Governance models that keep coordination from breaking at scale
Coordination between production, purchasing, and finance does not remain effective through technology alone. It requires explicit governance. Manufacturers need decision rights for schedule changes, sourcing exceptions, budget overrides, inventory policy adjustments, and master data ownership. Without this, ERP workflows become digital versions of the same unmanaged behavior.
A strong governance model usually includes process owners across plan-to-produce, source-to-pay, and record-to-report; common KPI definitions; approval matrices tied to risk and spend thresholds; and a data stewardship model for items, suppliers, BOMs, routings, and cost structures. These controls are essential for operational resilience, especially during demand shocks, supplier disruption, acquisitions, or plant expansion.

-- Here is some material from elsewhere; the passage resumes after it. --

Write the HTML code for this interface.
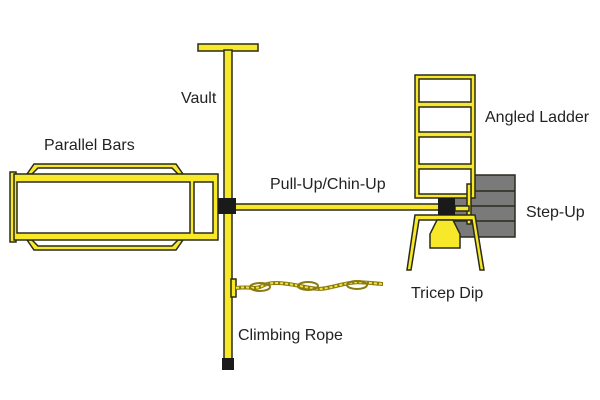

- Define enterprise process ownership across production, procurement, inventory, and finance rather than by application module alone.
- Standardize master data policies for items, units of measure, supplier records, costing methods, and approval hierarchies.
- Use workflow-based controls for exception handling, not email-based approvals that bypass auditability.
- Align KPIs across functions, including schedule adherence, supplier performance, inventory turns, purchase price variance, and margin impact.
- Establish an ERP change governance board to manage configuration, integrations, automation rules, and reporting definitions.
Executive recommendations for manufacturers evaluating ERP improvement
First, assess coordination maturity before assessing features. Many ERP selections fail because the business buys functionality without defining how production, purchasing, and finance should operate together. Start with the target enterprise operating model, then map workflows, data dependencies, controls, and decision points.
Second, prioritize visibility and workflow orchestration over isolated automation. Automating purchase order creation has limited value if supplier risk, budget controls, and production priorities remain disconnected. The highest ROI usually comes from reducing cross-functional latency: the time between an operational event and an aligned enterprise response.
Third, modernize reporting as part of ERP transformation. Manufacturers need role-based operational intelligence for plant managers, procurement leaders, controllers, and executives. If reporting remains spreadsheet-driven, the organization will continue debating data instead of acting on it.
Fourth, design for resilience and scale. The right manufacturing ERP architecture should support alternate sourcing, intercompany flows, multi-site inventory visibility, scenario planning, and controlled process variation across entities. This is especially important for manufacturers expanding through acquisition or operating in volatile supply environments.
The strategic outcome: ERP as a manufacturing coordination platform
The real value of manufacturing ERP systems is not that they store transactions more efficiently. It is that they create a coordinated enterprise operating system across production, purchasing, and finance. That coordination improves schedule reliability, procurement discipline, cost visibility, working capital performance, and executive decision speed.
For SysGenPro, the modernization conversation should therefore focus on operating architecture, workflow orchestration, governance, and cloud-enabled scalability. Manufacturers that treat ERP as a digital operations backbone rather than a back-office tool are better positioned to standardize processes, absorb disruption, and scale with confidence.